The second exception is as follows: "For that his honor, in charging the jury: 'Now, gentlemen, the question is not whether Mr. Turner ought to be paid for his cotton or not-- If we could decide questions, issues, upon that line, why every man ought to be paid for his property when he sells it. That is not the question here. The question here is not the extent of interest of Mr. Lyles or any one else in the cotton mill. That is not the question here. You must exclude every matter except the one in issue here. The allegation on the one hand is that this cotton was sold and delivered to Mr. Lyles, and that is denied on the other side'--erred: (a) Because by so charging his honor took entirely from the consideration of the jury the question whether there was or was not a new consideration moving to the alleged promisor, the defendant, in the light of the undisputed proof that, at the date of the sale of the cotton and delivery of the same on order of defendant to Sutro Cotton Mill, the defendant owned 499 out of a total of 500 shares of the stock of said mill, and that, in purchasing the twenty bales of cotton to prevent the mill from closing down, he was subserving his own vital interests. (b) Because his honor erred in not charging the jury, as requested by plaintiff's counsel, as a sound proposition of law applicable to the case, the following request to charge: "Whenever the main purpose and object of the promisor is not to answer for another, but to subserve some purpose of his own, his promise is not within the statute of frauds, although it may be in form a promise to pay the debt of another.' (c) Because his honor erred further in incorrectly stating to the jury the issues raised by the pleadings as to the first cause of action, and in restricting the jury to the consideration of a single issue--as to whether the cotton was sold and delivered to W. H. Lyles.

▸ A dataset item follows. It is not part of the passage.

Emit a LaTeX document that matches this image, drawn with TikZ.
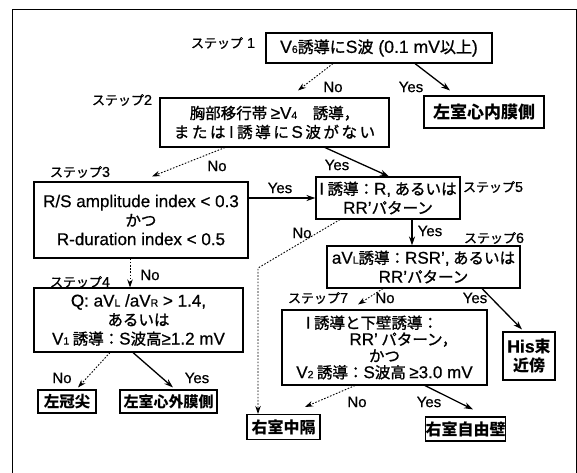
\documentclass[tikz,border=0pt]{standalone}
\usepackage{fontspec}
\setmainfont{Noto Sans CJK JP}[UprightFeatures={FakeBold=1.2}]
\newfontfamily\la[Scale=1.1,FakeBold=0.6]{Liberation Sans}
\newfontfamily\lab[FakeBold=0.6]{Liberation Sans}
\usetikzlibrary{arrows.meta,calc}
\newcommand\LA[1]{{\la #1}}
\newcommand\lsub[1]{{\fontsize{9.5}{9.5}\selectfont #1}}
\begin{document}
\begin{tikzpicture}[x=1pt,y=-1pt,
  box/.style={draw,line width=1.1pt,inner sep=0pt,align=center,font=\fontsize{15.5}{19}\selectfont},
  res/.style={draw,line width=1.1pt,inner sep=0pt,align=center,font=\fontsize{16}{19}\selectfont\bfseries},
  lbl/.style={inner sep=0pt,font=\fontsize{13}{13}\selectfont},
  yn/.style={inner sep=0pt,font=\lab\fontsize{15}{15}\selectfont},
  yesarrow/.style={line width=1.3pt,-{Stealth[length=9pt,width=6pt]}},
  noarrow/.style={line width=0.9pt,dash pattern=on 1.6pt off 1.6pt,-{Stealth[length=8pt,width=5.5pt]}}
]
\useasboundingbox (0,0) rectangle (577,472);
\draw[line width=1pt] (12,474) -- (12,9) -- (576,9) -- (576,474);

% nodes
\node[box,font=\fontsize{16}{19}\selectfont,minimum width=226pt,minimum height=30pt] (s1) at (379,48)
  {\LA{V\lsub{6}}誘導に\LA{S}波\LA{ (0.1 mV}以上\LA{)}};
\node[box,minimum width=229pt,minimum height=49pt] (s2) at (274.5,122.5)
  {胸部移行帯 \LA{≥V\lsub{4}}　誘導，\\ま\,た\,は\ \LA{I}\ 誘\,導\,に\,\LA{S}\,波\,が\,な\,い};
\node[res,font=\fontsize{17}{19}\selectfont\bfseries,minimum width=120pt,minimum height=32pt] (L1) at (484,112) {左室心内膜側};
\node[box,minimum width=214pt,minimum height=76pt] (s3) at (141,220)
  {\LA{R/S amplitude index < 0.3}\\かつ\\\LA{R-duration index < 0.5}};
\node[box,minimum width=209pt,minimum height=64pt] (s4) at (138.5,320)
  {\LA{Q: aV\lsub{L} /aV\lsub{R} > 1.4,}\\あるいは\\\LA{V\lsub{1}} 誘導：\LA{S}波高\LA{≥1.2 mV}};
\node[box,minimum width=144pt,minimum height=42pt] (s5) at (388,198)
  {\LA{I} 誘導：\LA{R,} あるいは\\\LA{RR’}パターン};
\node[box,minimum width=193pt,minimum height=42pt] (s6) at (423.5,267)
  {\LA{aV\lsub{L}}誘導：\LA{RSR’,} あるいは\\\LA{RR’}パターン};
\node[box,font=\fontsize{15.5}{16.5}\selectfont,minimum width=205pt,minimum height=75pt] (s7) at (384.5,347.5)
  {\LA{I}\ 誘導と下壁誘導：\phantom{MM}\\\phantom{MMM}\LA{RR’} パターン，\\かつ\\\LA{V\lsub{2}} 誘導：\LA{S}波高 \LA{≥3.0 mV}};
\node[res,minimum width=52pt,minimum height=48pt] (His) at (529,356) {\LA{His}束\\近傍};
\node[res,minimum width=73pt,minimum height=25pt] (rvs) at (283.5,427) {右室中隔};
\node[res,minimum width=77pt,minimum height=24pt] (rvf) at (465.5,429) {右室自由壁};
\node[res,font=\fontsize{15.5}{19}\selectfont\bfseries,minimum width=58pt,minimum height=23pt] (lcc) at (67,401.5) {左冠尖};
\node[res,font=\fontsize{15}{19}\selectfont\bfseries,minimum width=97pt,minimum height=23pt] (lve) at (168.5,401.5) {左室心外膜側};

% step labels
\node[lbl] (st1) at (223,43) {ステップ\LA{ 1}};
\node[lbl] (st2) at (122,100) {ステップ\LA{2}};
\node[lbl] (st3) at (80,172) {ステップ\LA{3}};
\node[lbl] (st4) at (80,282) {ステップ\LA{4}};
\node[lbl] (st5) at (493,187) {ステップ\LA{5}};
\node[lbl] (st6) at (494,238) {ステップ\LA{6}};
\node[lbl] (st7) at (318,298) {ステップ\LA{7}};

% connectors
\draw[noarrow] ([xshift=-46pt]s1.south) -- ([xshift=23.5pt,yshift=7pt]s2.north);
\node[yn] (n1) at (333,87) {No};
\draw[yesarrow] ([xshift=36pt]s1.south) -- ([xshift=-34pt,yshift=5pt]L1.north);
\node[yn] (y1) at (411,87) {Yes};

\draw[noarrow] ([xshift=-49.5pt]s2.south) -- ([xshift=11pt,yshift=5pt]s3.north);
\node[yn] (n2) at (217,166) {No};
\draw[yesarrow] ([xshift=50.5pt]s2.south) -- ([xshift=1pt]s5.north);
\node[yn] (y2) at (337,165) {Yes};

\draw[yesarrow] (s3.east |- s5.west) -- (s5.west);
\node[yn] (y3) at (280,188) {Yes};
\draw[noarrow] ([xshift=-11pt]s3.south) -- ([xshift=-11pt]s3.south |- s4.north);
\node[yn] (n3) at (150,275) {No};

\draw[yesarrow] ([xshift=24pt]s5.south) -- ([xshift=24pt]s5.south |- s6.north);
\node[yn] (y5) at (430,231) {Yes};
\coordinate (bend) at (258,268);
\draw[noarrow] ([xshift=-48pt]s5.south) -- (bend) -- (bend |- rvs.north);
\node[yn] (n5) at (302,233) {No};

\draw[noarrow] ([xshift=-40.5pt]s6.south) -- ([xshift=-26.5pt,yshift=5pt]s7.north);
\node[yn] (n6) at (385,298) {No};
\draw[yesarrow] ([xshift=58.5pt]s6.south) -- ([xshift=-7pt,yshift=2pt]His.north);
\node[yn] (y6) at (475,298) {Yes};

\draw[noarrow] ([xshift=-29.5pt]s7.south) -- ([xshift=21.5pt,yshift=7pt]rvs.north);
\node[yn] (n7) at (357,402) {No};
\draw[yesarrow] ([xshift=40.5pt]s7.south) -- ([xshift=7.5pt,yshift=7pt]rvf.north);
\node[yn] (y7) at (429,402) {Yes};

\draw[noarrow] ([xshift=-28.5pt]s4.south) -- ([xshift=11pt,yshift=2pt]lcc.north);
\node[yn] (n4) at (62,378) {No};
\draw[yesarrow] ([xshift=-5.5pt]s4.south) -- ([xshift=4.5pt,yshift=2pt]lve.north);
\node[yn] (y4) at (197,378) {Yes};
\end{tikzpicture}
\end{document}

Subdivision "a." Even if the cotton was sold to the Sutro Cotton Mill, and the defendant promised to pay the plaintiff for it, the fact that he owned the stock mentioned in the exception would not constitute a new consideration.

Subdivision "b." In the case of Robertson v. Hunter, 29 S.C. 9, 6 S.E. 850, it was contended that, where a person promises to pay for goods sold and delivered to another, the statute of frauds will not apply, if it appears that the promisor has some interest in, or expects to derive a benefit from, such sale and delivery. After stating certain reasons why the proposition was not applicable to the case then under consideration, the court uses this language: ""To avoid misapprehension, however, we do not wish to be understood as giving even an implied assent to the rule as stated for appellant. On the contrary, we think the rule is more correctly stated in 3 Parsons on Contracts, 24, in these words: ' Wherever the main purpose and object of the promisor is not to answer for another, but to subserve some purpose of his own, his promise is not within the statute, although it may be in form a promise to pay the debt of another;' and the illustration usually given is where a creditor has a lien on certain property of his debtor, to the amount of his debt, and a third person, who also has an interest in the same property, promises the creditor to pay the debt in consideration of the creditor's relinquishing his lien. So that the test is whether there is a new consideration moving to the promisor. This is shown by the case of Hindman v. Langford, 3 Strob. 207, cited by the appellant, where the promise to pay the debt of another was supported because it rested upon a new consideration moving to the promisor, to wit, the surrender to him of a bale of cotton which had been placed in the hands of the creditor to meet the original debt. In the present case, however, there was not the slightest evidence of any new consideration moving to Miller, and hence the rule invoked does not apply." The appellant's request was properly refused, because there was no testimony tending to show a new consideration to which it was applicable.